Sorry, no idea. No idea at all. We'd only just been introduced, Ms Lewis still drenched in the sweat-soaked catsuit that she'd been wearing on stage with her band The Licks. I said 'hi'. She said 'hi'. We made gig small talk, then I asked her if I was right in thinking that the bridge upon which she marries Woody Harrelson in Natural Born Killers is the one that spans the Rio Grande North of Taos, New Mexico, one of my favourite places on earth.

She said she didn't know. I said I love Natural Born Killers, which is quite an understatement. She said thanks. Then, ten minutes later: Wham!… and then… Bam! Kind of like the movie, really.

Natural Born Killers is a stunning piece of work.

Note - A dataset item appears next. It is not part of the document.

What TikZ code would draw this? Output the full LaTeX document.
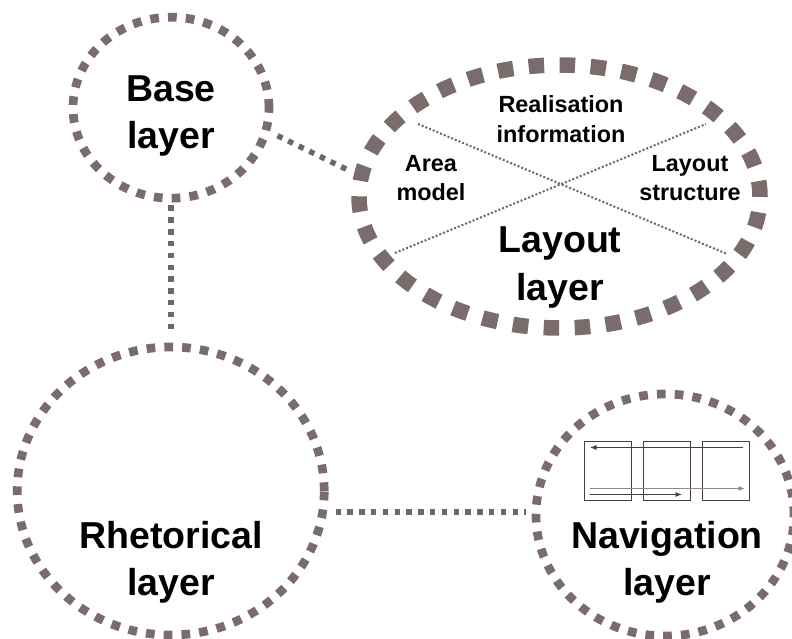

Literally stunning. The first time I saw it I was again in LA, in 1994, and the flick was showing at the Beverly Centre. When I left the screening I wandered aimlessly round the mall, my senses still trying to process all I'd experienced. I was, quite frankly, in shock and it took a good 30 minutes for me to snap out of it.

A sensory overload, NBK is not to everyone's taste. Director Oliver Stone has a way of rubbing folks up the wrong way and other of his movies like The Doors and JFK pretty much divide audiences between admirers and haters. Nothing he's done, though, matches NBK for controversy.

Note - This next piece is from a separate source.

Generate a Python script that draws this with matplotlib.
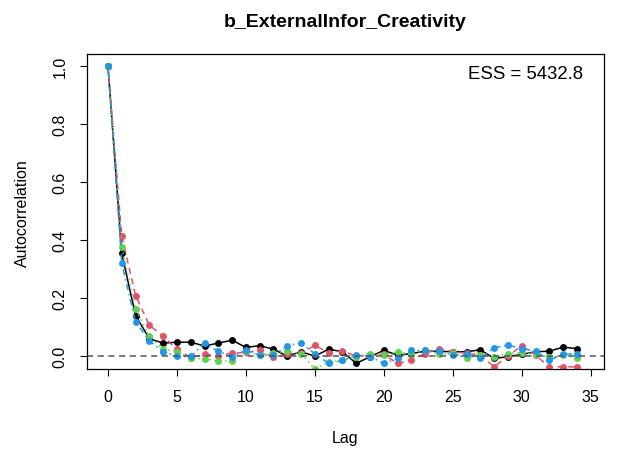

Most people who've seen it can't make up their mind whether this tale of young-and-in-love serial killers Mickey – played by Woody Harrelson – and Mallory Knox, portrayed by Ms Lewis is, as online site so vividly puts it – 'A smartly satirical, deconstructive take on our collective fascination with violence, knowingly self-aware of its own culpability? Or just a stylised w*** over sexy guns and sexier sermonizing, excusing that same exploitative bloodshed so long as it's performed with panache and a muddled thesis that blames it all on the media?' Or, maybe it can be described as both?

This (av again) is a 'deliberately clanging, haranguing headache of a movie. Watching it is often like snorting speed and watching 15 separate student films simultaneously, all while Oliver Stone rants in your ear about the dangers of the idiot box'.

Thrills And Chills
The movie was a massive drama even before it began shooting, going through three separate writers, one of whom was Quentin Tarantino, who left a ton of musical clues – 'good god almighty rockabilly tune', etc – in his written draft before deciding that he hated the finished piece for being too 'obvious'.